_What to produce_
Skip every picture, and extract verbatim the lines from the line containing "Convert this chart to matplotlib code." to the line containing "plt.rcParams['font.family'] = ['Open", both lines included.

**** Provided entries ****

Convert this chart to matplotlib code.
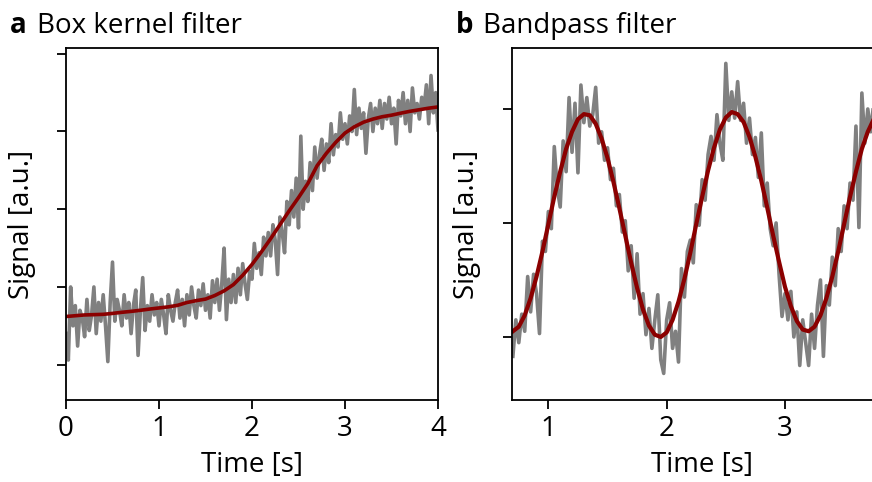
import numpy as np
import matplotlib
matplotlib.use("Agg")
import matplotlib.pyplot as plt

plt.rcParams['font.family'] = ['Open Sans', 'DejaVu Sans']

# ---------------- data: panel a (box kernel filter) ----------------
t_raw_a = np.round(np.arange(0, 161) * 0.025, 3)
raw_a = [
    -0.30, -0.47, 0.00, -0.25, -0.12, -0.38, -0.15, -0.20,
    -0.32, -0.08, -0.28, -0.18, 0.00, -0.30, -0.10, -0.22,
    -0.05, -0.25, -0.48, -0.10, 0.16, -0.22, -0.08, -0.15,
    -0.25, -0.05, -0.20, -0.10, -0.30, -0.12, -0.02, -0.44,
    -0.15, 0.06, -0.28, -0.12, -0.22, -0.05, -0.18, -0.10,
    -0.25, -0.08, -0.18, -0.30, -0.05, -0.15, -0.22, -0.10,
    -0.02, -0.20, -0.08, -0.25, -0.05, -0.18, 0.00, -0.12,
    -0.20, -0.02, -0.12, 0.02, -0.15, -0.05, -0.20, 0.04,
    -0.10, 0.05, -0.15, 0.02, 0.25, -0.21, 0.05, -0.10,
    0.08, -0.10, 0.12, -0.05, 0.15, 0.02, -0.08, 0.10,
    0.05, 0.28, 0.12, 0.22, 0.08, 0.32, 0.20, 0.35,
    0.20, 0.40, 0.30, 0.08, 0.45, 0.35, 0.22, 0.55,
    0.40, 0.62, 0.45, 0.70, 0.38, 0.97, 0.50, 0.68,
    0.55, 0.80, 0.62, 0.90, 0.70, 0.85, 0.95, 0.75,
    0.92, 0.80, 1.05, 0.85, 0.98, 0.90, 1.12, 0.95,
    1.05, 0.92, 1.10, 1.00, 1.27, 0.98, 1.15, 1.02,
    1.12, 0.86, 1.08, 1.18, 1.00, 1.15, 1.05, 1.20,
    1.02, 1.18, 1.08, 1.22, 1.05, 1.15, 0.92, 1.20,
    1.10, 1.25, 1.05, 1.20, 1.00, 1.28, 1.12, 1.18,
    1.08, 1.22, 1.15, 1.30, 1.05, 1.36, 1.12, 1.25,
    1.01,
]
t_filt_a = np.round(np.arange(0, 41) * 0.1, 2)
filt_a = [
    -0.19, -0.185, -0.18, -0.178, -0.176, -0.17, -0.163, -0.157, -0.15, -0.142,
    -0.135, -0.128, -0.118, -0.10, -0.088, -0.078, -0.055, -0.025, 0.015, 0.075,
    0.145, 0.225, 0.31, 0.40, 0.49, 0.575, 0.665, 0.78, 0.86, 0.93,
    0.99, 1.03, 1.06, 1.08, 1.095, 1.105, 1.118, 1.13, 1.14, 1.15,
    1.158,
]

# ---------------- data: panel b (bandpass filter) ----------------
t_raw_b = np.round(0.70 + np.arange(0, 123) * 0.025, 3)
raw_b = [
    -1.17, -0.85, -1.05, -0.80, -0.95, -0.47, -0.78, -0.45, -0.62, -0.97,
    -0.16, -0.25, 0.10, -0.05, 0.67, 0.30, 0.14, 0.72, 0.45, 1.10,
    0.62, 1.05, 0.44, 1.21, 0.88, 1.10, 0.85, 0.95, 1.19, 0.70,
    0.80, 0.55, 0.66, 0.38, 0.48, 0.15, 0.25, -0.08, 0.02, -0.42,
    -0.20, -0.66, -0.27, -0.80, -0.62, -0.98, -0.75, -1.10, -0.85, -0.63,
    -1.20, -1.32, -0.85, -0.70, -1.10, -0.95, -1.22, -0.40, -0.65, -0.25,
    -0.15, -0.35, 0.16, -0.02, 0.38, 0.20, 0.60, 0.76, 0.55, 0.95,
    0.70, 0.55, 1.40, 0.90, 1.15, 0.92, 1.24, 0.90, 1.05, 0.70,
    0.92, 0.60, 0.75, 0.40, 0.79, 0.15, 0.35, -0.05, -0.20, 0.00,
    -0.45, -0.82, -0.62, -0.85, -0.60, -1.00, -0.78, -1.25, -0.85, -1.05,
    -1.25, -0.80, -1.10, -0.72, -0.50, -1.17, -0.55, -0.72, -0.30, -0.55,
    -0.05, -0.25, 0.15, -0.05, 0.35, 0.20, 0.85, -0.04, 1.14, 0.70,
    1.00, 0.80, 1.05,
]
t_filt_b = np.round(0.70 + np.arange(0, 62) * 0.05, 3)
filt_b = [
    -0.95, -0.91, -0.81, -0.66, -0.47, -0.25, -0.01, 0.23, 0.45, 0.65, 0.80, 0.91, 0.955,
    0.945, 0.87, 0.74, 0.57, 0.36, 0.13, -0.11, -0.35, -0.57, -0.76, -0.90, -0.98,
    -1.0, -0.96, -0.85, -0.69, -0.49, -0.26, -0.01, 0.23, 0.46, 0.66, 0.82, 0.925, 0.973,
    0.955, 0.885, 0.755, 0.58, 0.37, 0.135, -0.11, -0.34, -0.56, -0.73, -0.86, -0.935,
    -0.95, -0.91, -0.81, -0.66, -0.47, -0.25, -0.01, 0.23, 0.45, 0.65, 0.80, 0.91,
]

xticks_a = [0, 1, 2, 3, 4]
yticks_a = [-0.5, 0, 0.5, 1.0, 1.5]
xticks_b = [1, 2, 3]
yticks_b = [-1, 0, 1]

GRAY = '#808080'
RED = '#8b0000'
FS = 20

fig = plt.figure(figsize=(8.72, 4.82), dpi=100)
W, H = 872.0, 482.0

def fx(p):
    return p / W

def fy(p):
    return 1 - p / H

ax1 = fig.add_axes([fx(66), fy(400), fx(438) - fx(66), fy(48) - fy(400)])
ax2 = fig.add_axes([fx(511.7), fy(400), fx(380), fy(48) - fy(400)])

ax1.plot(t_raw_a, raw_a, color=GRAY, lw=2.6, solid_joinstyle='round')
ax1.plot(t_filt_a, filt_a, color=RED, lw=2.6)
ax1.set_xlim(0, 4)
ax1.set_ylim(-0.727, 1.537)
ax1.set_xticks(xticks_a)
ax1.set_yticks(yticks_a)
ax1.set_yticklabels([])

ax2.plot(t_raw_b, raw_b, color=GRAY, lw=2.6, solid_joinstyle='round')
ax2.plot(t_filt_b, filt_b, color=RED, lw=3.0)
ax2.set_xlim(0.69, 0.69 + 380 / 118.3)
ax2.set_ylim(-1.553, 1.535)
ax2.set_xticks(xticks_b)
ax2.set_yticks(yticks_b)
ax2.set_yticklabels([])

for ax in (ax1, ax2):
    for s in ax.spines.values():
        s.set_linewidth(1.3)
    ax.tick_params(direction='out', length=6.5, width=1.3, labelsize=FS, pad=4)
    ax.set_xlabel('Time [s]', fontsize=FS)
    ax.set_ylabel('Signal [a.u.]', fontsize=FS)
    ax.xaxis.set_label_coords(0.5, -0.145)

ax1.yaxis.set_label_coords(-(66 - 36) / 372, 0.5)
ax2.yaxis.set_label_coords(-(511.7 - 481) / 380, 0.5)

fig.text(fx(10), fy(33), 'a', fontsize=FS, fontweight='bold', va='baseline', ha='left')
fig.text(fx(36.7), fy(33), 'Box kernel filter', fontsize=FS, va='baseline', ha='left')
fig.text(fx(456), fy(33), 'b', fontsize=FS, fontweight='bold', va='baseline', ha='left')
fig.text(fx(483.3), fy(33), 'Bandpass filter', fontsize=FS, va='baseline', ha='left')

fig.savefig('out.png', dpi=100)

****
**** Provided entries ****

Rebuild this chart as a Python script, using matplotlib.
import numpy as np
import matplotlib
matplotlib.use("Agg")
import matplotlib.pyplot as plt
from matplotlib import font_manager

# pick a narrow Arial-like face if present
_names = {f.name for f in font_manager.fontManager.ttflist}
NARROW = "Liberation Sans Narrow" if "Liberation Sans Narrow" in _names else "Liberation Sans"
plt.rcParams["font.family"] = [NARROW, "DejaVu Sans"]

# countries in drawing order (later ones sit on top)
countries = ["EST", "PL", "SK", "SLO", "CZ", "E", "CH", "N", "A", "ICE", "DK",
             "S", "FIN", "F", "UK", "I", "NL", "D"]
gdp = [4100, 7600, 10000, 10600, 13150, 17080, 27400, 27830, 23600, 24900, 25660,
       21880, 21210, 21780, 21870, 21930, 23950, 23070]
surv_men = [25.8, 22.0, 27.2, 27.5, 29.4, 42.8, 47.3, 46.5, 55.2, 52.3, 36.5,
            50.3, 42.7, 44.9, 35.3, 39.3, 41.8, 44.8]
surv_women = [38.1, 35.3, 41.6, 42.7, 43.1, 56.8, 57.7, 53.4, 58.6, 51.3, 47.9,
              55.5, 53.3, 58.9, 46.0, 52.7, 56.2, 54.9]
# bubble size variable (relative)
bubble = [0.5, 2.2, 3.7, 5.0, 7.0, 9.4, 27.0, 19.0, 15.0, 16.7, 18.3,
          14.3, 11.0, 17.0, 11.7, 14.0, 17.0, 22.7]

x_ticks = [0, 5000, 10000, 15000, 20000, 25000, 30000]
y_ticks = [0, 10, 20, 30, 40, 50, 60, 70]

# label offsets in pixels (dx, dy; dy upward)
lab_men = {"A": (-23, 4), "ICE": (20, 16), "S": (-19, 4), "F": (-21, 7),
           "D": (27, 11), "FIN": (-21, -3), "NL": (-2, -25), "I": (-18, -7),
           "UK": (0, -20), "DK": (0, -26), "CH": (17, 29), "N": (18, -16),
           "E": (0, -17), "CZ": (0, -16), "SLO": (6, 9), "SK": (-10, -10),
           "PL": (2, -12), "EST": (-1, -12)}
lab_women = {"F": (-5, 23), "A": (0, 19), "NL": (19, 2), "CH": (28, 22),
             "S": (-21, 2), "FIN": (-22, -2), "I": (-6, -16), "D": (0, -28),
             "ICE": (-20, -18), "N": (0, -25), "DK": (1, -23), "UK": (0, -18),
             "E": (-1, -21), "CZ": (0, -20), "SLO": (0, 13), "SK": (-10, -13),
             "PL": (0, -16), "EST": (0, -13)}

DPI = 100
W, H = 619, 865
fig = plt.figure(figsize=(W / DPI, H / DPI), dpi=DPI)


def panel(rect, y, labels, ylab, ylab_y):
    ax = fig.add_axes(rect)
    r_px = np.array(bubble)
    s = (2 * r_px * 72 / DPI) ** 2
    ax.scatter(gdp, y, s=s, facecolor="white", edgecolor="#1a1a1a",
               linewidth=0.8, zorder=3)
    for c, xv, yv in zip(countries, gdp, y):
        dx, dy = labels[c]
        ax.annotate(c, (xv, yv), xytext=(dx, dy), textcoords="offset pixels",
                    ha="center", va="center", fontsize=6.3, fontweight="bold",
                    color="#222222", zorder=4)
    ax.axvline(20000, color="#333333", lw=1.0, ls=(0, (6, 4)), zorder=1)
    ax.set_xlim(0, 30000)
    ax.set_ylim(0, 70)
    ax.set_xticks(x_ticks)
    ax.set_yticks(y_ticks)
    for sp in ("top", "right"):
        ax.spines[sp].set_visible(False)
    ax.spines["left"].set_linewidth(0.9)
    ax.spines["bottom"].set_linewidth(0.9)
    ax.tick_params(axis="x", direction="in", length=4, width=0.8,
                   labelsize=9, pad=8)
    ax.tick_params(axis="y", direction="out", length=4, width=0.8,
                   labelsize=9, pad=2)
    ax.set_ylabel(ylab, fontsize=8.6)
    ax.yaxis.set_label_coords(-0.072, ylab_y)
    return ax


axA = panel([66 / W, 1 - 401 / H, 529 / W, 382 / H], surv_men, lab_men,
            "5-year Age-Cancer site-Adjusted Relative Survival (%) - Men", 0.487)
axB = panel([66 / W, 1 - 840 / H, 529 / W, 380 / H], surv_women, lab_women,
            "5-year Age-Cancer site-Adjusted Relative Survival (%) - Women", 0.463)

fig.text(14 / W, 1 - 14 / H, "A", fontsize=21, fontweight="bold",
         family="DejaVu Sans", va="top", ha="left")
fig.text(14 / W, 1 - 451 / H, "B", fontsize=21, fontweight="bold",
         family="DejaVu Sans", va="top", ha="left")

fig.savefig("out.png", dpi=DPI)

****

_Solved exercise_
Convert this chart to matplotlib code.
import numpy as np
import matplotlib
matplotlib.use("Agg")
import matplotlib.pyplot as plt

plt.rcParams['font.family'] = ['Open Sans', 'DejaVu Sans']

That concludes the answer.